There seems to be much confusion over the various cloud business models, so let’s start by dispelling the biggest myth of all: there is no cloud. All of your ‘cloud’ applications are running on a real CPU, with real RAM and real hard disk, in a real data centre.
Once you accept that, it becomes easier to understand the models. Firstly, on-premise and off-premise. If an application is running on-premise then it’s in your data centre – you are paying for power, cooling, tech support, etc. If it’s off-premise then it’s running in somebody else’s data centre.
Now we need to consider the deployment and business model – private, public, hybrid or SaaS?
Private cloud means that your workloads are running on a dedicated physical machine. That could be in your data centre (in which case you probably own the machine), or someone else’s data centre (in which case you’re probably renting it). That machine could be ‘bare metal’ (i.e. you have to install the operating system, hypervisors and everything else), or it could be pre-loaded with a full cloud stack such as OpenStack. Whichever deployment you choose, with a private cloud there is no one else on the server. But it typically costs more.

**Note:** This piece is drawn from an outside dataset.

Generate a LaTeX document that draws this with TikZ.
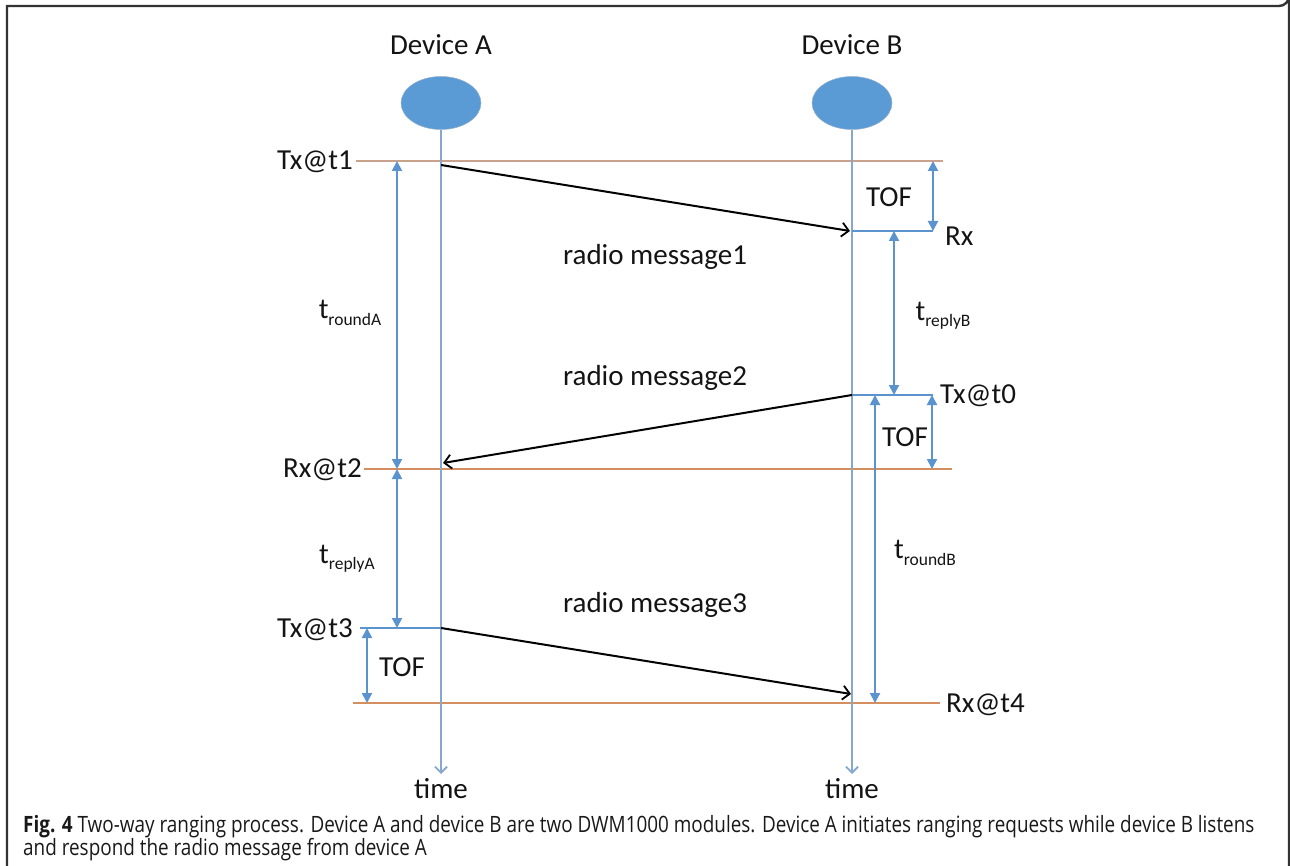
\documentclass[tikz,border=0pt]{standalone}
\usepackage{fontspec}
\setmainfont{Carlito}
\newfontfamily\capfont[FakeStretch=0.84]{Open Sans}
\usetikzlibrary{arrows.meta,shapes.geometric}
\definecolor{lifeblue}{HTML}{86A8CF}
\definecolor{arrblue}{HTML}{5B93CE}
\definecolor{ellblue}{HTML}{5B9BD5}
\definecolor{tanline}{HTML}{C9A28C}
\definecolor{rxorange}{HTML}{D58E60}
\definecolor{framegray}{HTML}{333333}
\newcommand{\tsub}[2]{#1\raisebox{-0.22em}{\fontsize{17.5}{17.5}\selectfont #2}}
\tikzset{
  lbl/.style={font=\fontsize{29}{29}\selectfont, inner sep=0pt, text=black!92},
  dev/.style={ellipse, fill=ellblue, draw=ellblue!80!black!60, line width=0.5pt, minimum width=80pt, minimum height=53pt, inner sep=0pt},
  lifeline/.style={draw=lifeblue, line width=2.6pt, -{Straight Barb[length=6pt,width=12pt,line width=1.8pt]}},
  span/.style={draw=arrblue, line width=2pt, {Triangle[length=10pt,width=10pt]}-{Triangle[length=10pt,width=10pt]}},
  stamp/.style={draw=arrblue, line width=2pt},
  msg/.style={draw=black, line width=2pt, -{Straight Barb[length=7pt,width=14pt,line width=1.8pt]}},
  tanrule/.style={draw=tanline, line width=2.4pt},
  orrule/.style={draw=rxorange, line width=2.4pt},
  captext/.style={font=\capfont\fontsize{22.5}{22.5}\selectfont, inner sep=0pt, anchor=base west, text=black!90}
}
\begin{document}
\begin{tikzpicture}[x=1pt,y=-1pt]
\useasboundingbox (0,0) rectangle (1290,866);
% frame
\draw[framegray, line width=2.4pt] (7,866) -- (7,6) -- (1279,6) arc[start angle=90, end angle=0, radius=10] -- (1289,866);

% devices
\node[lbl] (devA) at (441,45) {Device A};
\node[lbl] (devB) at (852,45) {Device B};
\node[dev] (ellA) at (441,103) {};
\node[dev] (ellB) at (852,103) {};

% coordinates
\coordinate (endA) at (441,774);
\coordinate (endB) at (852,774);
\node[lbl] (timeA) at (441,789) {time};
\node[lbl] (timeB) at (852,789) {time};

% horizontal rules
\coordinate (t1L) at (356,161); \coordinate (t1R) at (943,161);
\coordinate (t2L) at (364,469); \coordinate (t2R) at (952,469);
\coordinate (t4L) at (353,703); \coordinate (t4R) at (940,703);
\draw[tanrule] (t1L) -- (t1R);
\draw[orrule] (t2L) -- (t2R);
\draw[orrule] (t4L) -- (t4R);

% lifelines
\draw[lifeline] (ellA.south) -- (endA);
\draw[lifeline] (ellB.south) -- (endB);

% B side stamps
\coordinate (rxB) at (852,231); \coordinate (rxBR) at (933,231);
\coordinate (t0B) at (852,395); \coordinate (t0BR) at (933,395);
\draw[stamp] (rxB) -- (rxBR);
\draw[stamp] (t0B) -- (t0BR);
% A side stamp
\coordinate (t3L) at (360,628); \coordinate (t3A) at (441,628);
\draw[stamp] (t3L) -- (t3A);

% messages
\coordinate (m1s) at (441,165); \coordinate (m1e) at (850,231);
\coordinate (m2e) at (443,463);
\coordinate (m3e) at (851,694);
\draw[msg] (m1s) -- (m1e);
\draw[msg] (t0B) -- (m2e);
\draw[msg] (t3A) -- (m3e);

% spans
\coordinate (tofAt) at (933,161); \coordinate (tofAb) at (933,231);
\draw[span] (tofAt) -- (tofAb);
\coordinate (rAt) at (397,161); \coordinate (rAb) at (397,469);
\draw[span] (rAt) -- (rAb);
\coordinate (rBt) at (894,231); \coordinate (rBb) at (894,395);
\draw[span] (rBt) -- (rBb);
\coordinate (tofBt) at (932,395); \coordinate (tofBb) at (932,469);
\draw[span] (tofBt) -- (tofBb);
\coordinate (rdBt) at (875,395); \coordinate (rdBb) at (875,703);
\draw[span] (rdBt) -- (rdBb);
\coordinate (rpAt) at (397,469); \coordinate (rpAb) at (397,628);
\draw[span] (rpAt) -- (rpAb);
\coordinate (tofCt) at (367,628); \coordinate (tofCb) at (367,703);
\draw[span] (tofCt) -- (tofCb);

% labels
\node[lbl, anchor=east] (lt1) at (353,162) {Tx@t1};
\node[lbl, anchor=east] (lt2) at (362,470) {Rx@t2};
\node[lbl, anchor=east] (lt3) at (353,630) {Tx@t3};
\node[lbl, anchor=west] (lrx) at (945,236) {Rx};
\node[lbl, anchor=west] (lt0) at (940,396) {Tx@t0};
\node[lbl, anchor=west] (lt4) at (946,705) {Rx@t4};
\node[lbl] (tof1) at (889,197) {TOF};
\node[lbl] (tof2) at (905,437) {TOF};
\node[lbl] (tof3) at (402,667) {TOF};
\node[lbl] (rm1) at (655,257) {radio message1};
\node[lbl] (rm2) at (655,378) {radio message2};
\node[lbl] (rm3) at (655,605) {radio message3};
\node[lbl] (troA) at (350,313) {\tsub{t}{roundA}};
\node[lbl] (trpB) at (943,316) {\tsub{t}{replyB}};
\node[lbl] (trpA) at (347,559) {\tsub{t}{replyA}};
\node[lbl] (troB) at (925,553) {\tsub{t}{roundB}};

% caption
\node[captext] (cap1) at (23,832) {\textbf{Fig. 4} Two-way ranging process. Device A and device B are two DWM1000 modules. Device A initiates ranging requests while device B listens};
\node[captext] (cap2) at (23,855) {and respond the radio message from device A};
\end{tikzpicture}
\end{document}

Public cloud means that your workloads are running on a shared physical server. Your bit will be isolated in one or more VMs (virtual machines), but you may get issues with ‘noisy neighbours’ hogging the resources of the physical server with their heavy workloads. Public cloud is always rented – you never own these machines – but like private cloud you can get either ’empty’ VMs or pre-built cloud stacks. It depends on how much work you want to do in setting up.
Hybrid cloud is a growing phenomenon. This involves running workloads in a private, on-premise cloud for most of the time, but ‘bursting’ out to an off-premise, public cloud at certain time – to cover peak trading periods, for example, or to cover downtime due to server maintenance in your own data centre.
Note that for private, public and hybrid cloud, you will need to manage the licences for whatever you’re running in those clouds. You will also almost certainly need some cloud orchestration capability, or you’ll spend a lot of effort on administration and monitoring of your cloud workloads.
Software-as-a-Service (SaaS) is different. With this model you don’t have to set up a load at all – the software vendor does that. You pay to use their cloud, and everybody else’s data is in the same cloud as you – just separated by a username and password. If you’ve used Gmail, or Netflix, or Adobe Creative Cloud – then you’ve used SaaS. The advantages are that there is no set up time – just create an account and go – and that you don’t have to think about licensing.
Generally, private cloud gives you more control than public or SaaS, but is more expensive and more complex to set up. Choose the model that best fits each particular workload.